Records from a dataset:
+===+

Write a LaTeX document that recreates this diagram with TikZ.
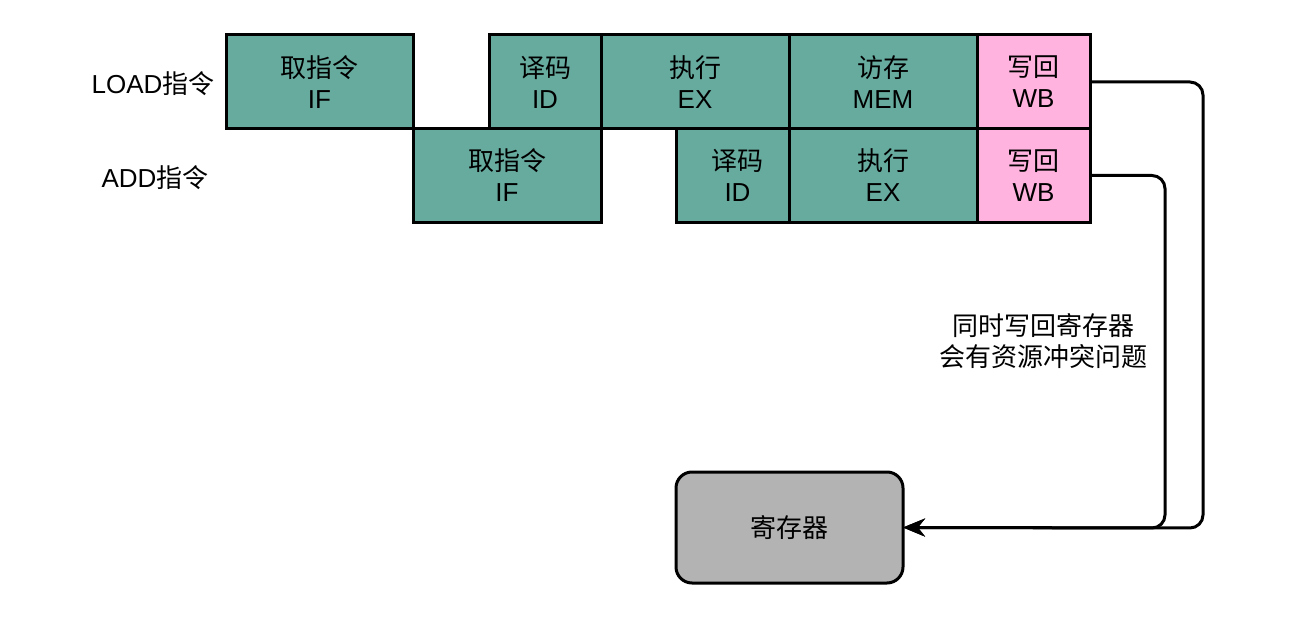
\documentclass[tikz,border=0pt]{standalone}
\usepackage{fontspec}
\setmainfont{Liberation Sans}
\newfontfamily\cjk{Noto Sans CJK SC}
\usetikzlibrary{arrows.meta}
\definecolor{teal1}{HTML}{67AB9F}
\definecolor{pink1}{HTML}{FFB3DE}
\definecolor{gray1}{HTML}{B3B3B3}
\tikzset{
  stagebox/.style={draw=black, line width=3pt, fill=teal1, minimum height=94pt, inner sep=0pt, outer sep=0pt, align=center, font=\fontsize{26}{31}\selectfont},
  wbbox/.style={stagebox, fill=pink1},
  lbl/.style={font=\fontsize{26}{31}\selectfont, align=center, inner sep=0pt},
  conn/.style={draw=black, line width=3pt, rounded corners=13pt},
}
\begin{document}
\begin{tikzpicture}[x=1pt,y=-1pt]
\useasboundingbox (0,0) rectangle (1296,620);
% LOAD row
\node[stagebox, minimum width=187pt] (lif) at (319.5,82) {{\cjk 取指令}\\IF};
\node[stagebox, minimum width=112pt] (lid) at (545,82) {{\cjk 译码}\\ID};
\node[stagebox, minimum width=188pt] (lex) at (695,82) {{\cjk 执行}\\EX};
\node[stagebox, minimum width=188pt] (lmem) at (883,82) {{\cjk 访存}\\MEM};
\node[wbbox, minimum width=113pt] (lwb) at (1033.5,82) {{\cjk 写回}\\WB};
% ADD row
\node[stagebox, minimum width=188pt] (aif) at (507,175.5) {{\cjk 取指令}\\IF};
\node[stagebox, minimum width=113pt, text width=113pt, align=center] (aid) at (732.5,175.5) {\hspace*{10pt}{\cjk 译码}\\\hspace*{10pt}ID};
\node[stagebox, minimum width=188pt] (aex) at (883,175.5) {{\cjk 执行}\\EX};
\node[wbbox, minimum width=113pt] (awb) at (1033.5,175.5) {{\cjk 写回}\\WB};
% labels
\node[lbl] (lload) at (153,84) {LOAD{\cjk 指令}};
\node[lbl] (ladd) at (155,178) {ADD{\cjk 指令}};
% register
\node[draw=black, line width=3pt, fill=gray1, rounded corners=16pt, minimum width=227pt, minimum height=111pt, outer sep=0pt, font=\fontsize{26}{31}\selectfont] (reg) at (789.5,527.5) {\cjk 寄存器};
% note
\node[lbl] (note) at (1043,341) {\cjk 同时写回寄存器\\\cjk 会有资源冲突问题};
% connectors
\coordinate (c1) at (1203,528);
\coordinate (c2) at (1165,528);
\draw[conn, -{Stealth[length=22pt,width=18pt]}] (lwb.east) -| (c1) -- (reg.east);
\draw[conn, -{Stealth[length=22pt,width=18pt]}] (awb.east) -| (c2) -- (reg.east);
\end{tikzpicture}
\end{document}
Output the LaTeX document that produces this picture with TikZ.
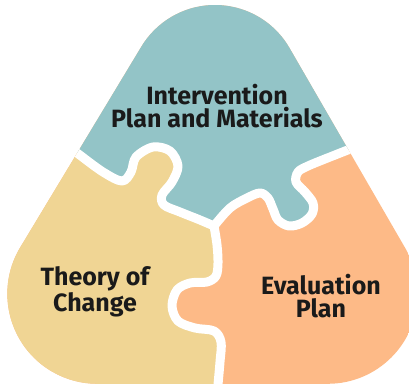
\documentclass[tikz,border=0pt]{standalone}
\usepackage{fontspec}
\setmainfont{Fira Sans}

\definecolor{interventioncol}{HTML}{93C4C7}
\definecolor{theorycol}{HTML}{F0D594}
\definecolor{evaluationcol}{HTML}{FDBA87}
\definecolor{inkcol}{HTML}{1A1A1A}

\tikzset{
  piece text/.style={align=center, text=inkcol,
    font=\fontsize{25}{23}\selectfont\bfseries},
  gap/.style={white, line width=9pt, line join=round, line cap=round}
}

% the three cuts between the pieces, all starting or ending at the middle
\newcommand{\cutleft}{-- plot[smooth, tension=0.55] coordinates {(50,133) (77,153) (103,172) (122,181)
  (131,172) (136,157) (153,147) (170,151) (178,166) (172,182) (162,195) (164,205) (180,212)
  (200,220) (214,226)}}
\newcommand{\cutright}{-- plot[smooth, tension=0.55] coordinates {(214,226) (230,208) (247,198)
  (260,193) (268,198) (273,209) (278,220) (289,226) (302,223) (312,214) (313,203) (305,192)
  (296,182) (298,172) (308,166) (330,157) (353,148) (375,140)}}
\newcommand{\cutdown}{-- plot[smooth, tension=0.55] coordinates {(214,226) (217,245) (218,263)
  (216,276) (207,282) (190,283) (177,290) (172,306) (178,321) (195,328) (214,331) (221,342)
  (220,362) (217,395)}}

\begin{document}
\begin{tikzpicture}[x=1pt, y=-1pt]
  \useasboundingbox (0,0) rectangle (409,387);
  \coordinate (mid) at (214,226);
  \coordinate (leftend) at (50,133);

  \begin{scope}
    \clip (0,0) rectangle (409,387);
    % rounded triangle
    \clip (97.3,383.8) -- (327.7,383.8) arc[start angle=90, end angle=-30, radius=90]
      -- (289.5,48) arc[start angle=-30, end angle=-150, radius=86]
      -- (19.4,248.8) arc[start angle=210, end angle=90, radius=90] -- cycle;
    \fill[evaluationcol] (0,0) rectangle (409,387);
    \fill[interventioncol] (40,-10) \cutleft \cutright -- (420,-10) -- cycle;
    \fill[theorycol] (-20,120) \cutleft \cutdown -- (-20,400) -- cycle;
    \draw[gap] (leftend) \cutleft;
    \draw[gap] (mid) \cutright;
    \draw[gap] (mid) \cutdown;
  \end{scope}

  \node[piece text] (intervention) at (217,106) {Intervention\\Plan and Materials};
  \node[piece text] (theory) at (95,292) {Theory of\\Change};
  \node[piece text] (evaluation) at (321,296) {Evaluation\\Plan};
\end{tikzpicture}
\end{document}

+===+

# WHAT THIS TASK INVOLVES
Return a copy of every line that includes the word "with".

# SOLUTION TO THIS PROBLEM
Write a LaTeX document that recreates this diagram with TikZ.
Output the LaTeX document that produces this picture with TikZ.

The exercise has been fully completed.